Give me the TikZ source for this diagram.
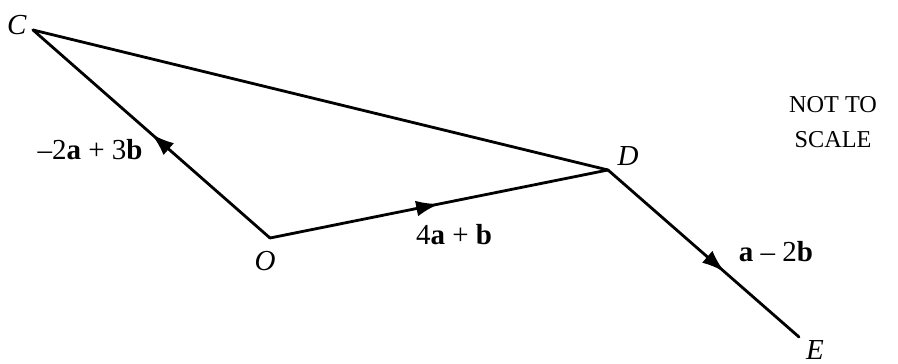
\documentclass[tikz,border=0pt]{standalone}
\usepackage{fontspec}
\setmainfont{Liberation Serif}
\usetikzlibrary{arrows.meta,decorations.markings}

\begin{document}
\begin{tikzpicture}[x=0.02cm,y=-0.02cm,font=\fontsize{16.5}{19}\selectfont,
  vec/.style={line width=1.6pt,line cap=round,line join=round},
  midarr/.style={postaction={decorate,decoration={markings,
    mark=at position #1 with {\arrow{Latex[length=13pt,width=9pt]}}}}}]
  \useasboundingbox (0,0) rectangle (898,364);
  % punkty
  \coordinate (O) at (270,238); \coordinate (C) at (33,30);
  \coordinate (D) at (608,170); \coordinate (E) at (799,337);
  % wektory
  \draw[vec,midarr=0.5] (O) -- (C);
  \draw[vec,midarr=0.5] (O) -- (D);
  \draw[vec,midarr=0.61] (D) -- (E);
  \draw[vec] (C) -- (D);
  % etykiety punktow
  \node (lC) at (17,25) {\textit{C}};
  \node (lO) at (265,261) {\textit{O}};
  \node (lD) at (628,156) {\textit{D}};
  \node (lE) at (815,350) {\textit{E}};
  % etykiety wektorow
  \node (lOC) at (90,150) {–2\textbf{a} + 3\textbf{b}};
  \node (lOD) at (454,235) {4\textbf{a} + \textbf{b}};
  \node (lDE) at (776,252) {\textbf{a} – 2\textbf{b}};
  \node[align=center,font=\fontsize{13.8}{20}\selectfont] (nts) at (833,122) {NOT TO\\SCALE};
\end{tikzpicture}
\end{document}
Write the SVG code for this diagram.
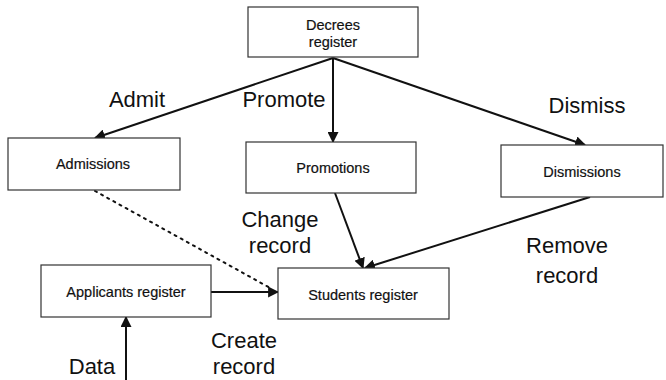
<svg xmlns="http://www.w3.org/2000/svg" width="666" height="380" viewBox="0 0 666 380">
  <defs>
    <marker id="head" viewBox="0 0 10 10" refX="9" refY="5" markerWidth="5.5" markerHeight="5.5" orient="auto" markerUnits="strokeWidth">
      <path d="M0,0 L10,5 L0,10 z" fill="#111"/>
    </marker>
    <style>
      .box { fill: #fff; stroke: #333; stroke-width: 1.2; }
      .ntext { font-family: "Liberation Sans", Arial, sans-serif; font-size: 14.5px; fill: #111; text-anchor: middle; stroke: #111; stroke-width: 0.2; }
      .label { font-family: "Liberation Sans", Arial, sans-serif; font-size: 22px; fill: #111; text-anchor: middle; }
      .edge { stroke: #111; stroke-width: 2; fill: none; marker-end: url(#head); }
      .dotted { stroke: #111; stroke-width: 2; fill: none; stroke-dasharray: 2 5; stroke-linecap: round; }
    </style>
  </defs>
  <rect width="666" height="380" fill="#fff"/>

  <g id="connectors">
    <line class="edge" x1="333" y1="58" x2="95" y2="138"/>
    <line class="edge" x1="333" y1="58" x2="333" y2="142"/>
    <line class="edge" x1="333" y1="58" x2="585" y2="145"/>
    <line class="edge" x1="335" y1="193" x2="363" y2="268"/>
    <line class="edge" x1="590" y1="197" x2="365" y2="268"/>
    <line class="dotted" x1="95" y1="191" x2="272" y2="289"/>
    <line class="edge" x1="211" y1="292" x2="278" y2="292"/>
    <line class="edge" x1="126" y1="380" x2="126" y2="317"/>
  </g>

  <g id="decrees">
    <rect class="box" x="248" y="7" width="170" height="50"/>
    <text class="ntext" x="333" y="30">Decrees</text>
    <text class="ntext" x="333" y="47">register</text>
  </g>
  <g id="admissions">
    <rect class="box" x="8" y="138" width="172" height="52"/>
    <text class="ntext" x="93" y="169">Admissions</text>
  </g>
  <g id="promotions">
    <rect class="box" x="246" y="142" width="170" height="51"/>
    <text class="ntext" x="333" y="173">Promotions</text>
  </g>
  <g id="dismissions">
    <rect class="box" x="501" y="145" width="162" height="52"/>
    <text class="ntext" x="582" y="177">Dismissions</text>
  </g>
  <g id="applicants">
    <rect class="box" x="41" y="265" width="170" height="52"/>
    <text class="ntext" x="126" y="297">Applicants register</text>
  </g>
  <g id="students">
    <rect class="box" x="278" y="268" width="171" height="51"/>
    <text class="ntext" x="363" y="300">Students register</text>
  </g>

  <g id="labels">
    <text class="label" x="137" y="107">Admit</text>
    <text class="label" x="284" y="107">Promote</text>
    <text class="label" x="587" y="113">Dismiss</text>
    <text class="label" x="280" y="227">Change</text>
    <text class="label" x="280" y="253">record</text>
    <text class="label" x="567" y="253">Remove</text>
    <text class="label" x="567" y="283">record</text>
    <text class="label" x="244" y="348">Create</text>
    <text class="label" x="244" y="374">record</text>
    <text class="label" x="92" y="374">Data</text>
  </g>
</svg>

> WHAT NEEDS TO BE DONE
Repeat each entry exactly as it appears; skip any picture.

> THE COMPLETED TASK
Give me the TikZ source for this diagram.
\documentclass[tikz,border=0pt]{standalone}
\usepackage{fontspec}
\setmainfont{Liberation Serif}
\usetikzlibrary{arrows.meta,decorations.markings}

\begin{document}
\begin{tikzpicture}[x=0.02cm,y=-0.02cm,font=\fontsize{16.5}{19}\selectfont,
  vec/.style={line width=1.6pt,line cap=round,line join=round},
  midarr/.style={postaction={decorate,decoration={markings,
    mark=at position #1 with {\arrow{Latex[length=13pt,width=9pt]}}}}}]
  \useasboundingbox (0,0) rectangle (898,364);
  % punkty
  \coordinate (O) at (270,238); \coordinate (C) at (33,30);
  \coordinate (D) at (608,170); \coordinate (E) at (799,337);
  % wektory
  \draw[vec,midarr=0.5] (O) -- (C);
  \draw[vec,midarr=0.5] (O) -- (D);
  \draw[vec,midarr=0.61] (D) -- (E);
  \draw[vec] (C) -- (D);
  % etykiety punktow
  \node (lC) at (17,25) {\textit{C}};
  \node (lO) at (265,261) {\textit{O}};
  \node (lD) at (628,156) {\textit{D}};
  \node (lE) at (815,350) {\textit{E}};
  % etykiety wektorow
  \node (lOC) at (90,150) {–2\textbf{a} + 3\textbf{b}};
  \node (lOD) at (454,235) {4\textbf{a} + \textbf{b}};
  \node (lDE) at (776,252) {\textbf{a} – 2\textbf{b}};
  \node[align=center,font=\fontsize{13.8}{20}\selectfont] (nts) at (833,122) {NOT TO\\SCALE};
\end{tikzpicture}
\end{document}
Write the SVG code for this diagram.
<svg xmlns="http://www.w3.org/2000/svg" width="666" height="380" viewBox="0 0 666 380">
  <defs>
    <marker id="head" viewBox="0 0 10 10" refX="9" refY="5" markerWidth="5.5" markerHeight="5.5" orient="auto" markerUnits="strokeWidth">
      <path d="M0,0 L10,5 L0,10 z" fill="#111"/>
    </marker>
    <style>
      .box { fill: #fff; stroke: #333; stroke-width: 1.2; }
      .ntext { font-family: "Liberation Sans", Arial, sans-serif; font-size: 14.5px; fill: #111; text-anchor: middle; stroke: #111; stroke-width: 0.2; }
      .label { font-family: "Liberation Sans", Arial, sans-serif; font-size: 22px; fill: #111; text-anchor: middle; }
      .edge { stroke: #111; stroke-width: 2; fill: none; marker-end: url(#head); }
      .dotted { stroke: #111; stroke-width: 2; fill: none; stroke-dasharray: 2 5; stroke-linecap: round; }
    </style>
  </defs>
  <rect width="666" height="380" fill="#fff"/>

  <g id="connectors">
    <line class="edge" x1="333" y1="58" x2="95" y2="138"/>
    <line class="edge" x1="333" y1="58" x2="333" y2="142"/>
    <line class="edge" x1="333" y1="58" x2="585" y2="145"/>
    <line class="edge" x1="335" y1="193" x2="363" y2="268"/>
    <line class="edge" x1="590" y1="197" x2="365" y2="268"/>
    <line class="dotted" x1="95" y1="191" x2="272" y2="289"/>
    <line class="edge" x1="211" y1="292" x2="278" y2="292"/>
    <line class="edge" x1="126" y1="380" x2="126" y2="317"/>
  </g>

  <g id="decrees">
    <rect class="box" x="248" y="7" width="170" height="50"/>
    <text class="ntext" x="333" y="30">Decrees</text>
    <text class="ntext" x="333" y="47">register</text>
  </g>
  <g id="admissions">
    <rect class="box" x="8" y="138" width="172" height="52"/>
    <text class="ntext" x="93" y="169">Admissions</text>
  </g>
  <g id="promotions">
    <rect class="box" x="246" y="142" width="170" height="51"/>
    <text class="ntext" x="333" y="173">Promotions</text>
  </g>
  <g id="dismissions">
    <rect class="box" x="501" y="145" width="162" height="52"/>
    <text class="ntext" x="582" y="177">Dismissions</text>
  </g>
  <g id="applicants">
    <rect class="box" x="41" y="265" width="170" height="52"/>
    <text class="ntext" x="126" y="297">Applicants register</text>
  </g>
  <g id="students">
    <rect class="box" x="278" y="268" width="171" height="51"/>
    <text class="ntext" x="363" y="300">Students register</text>
  </g>

  <g id="labels">
    <text class="label" x="137" y="107">Admit</text>
    <text class="label" x="284" y="107">Promote</text>
    <text class="label" x="587" y="113">Dismiss</text>
    <text class="label" x="280" y="227">Change</text>
    <text class="label" x="280" y="253">record</text>
    <text class="label" x="567" y="253">Remove</text>
    <text class="label" x="567" y="283">record</text>
    <text class="label" x="244" y="348">Create</text>
    <text class="label" x="244" y="374">record</text>
    <text class="label" x="92" y="374">Data</text>
  </g>
</svg>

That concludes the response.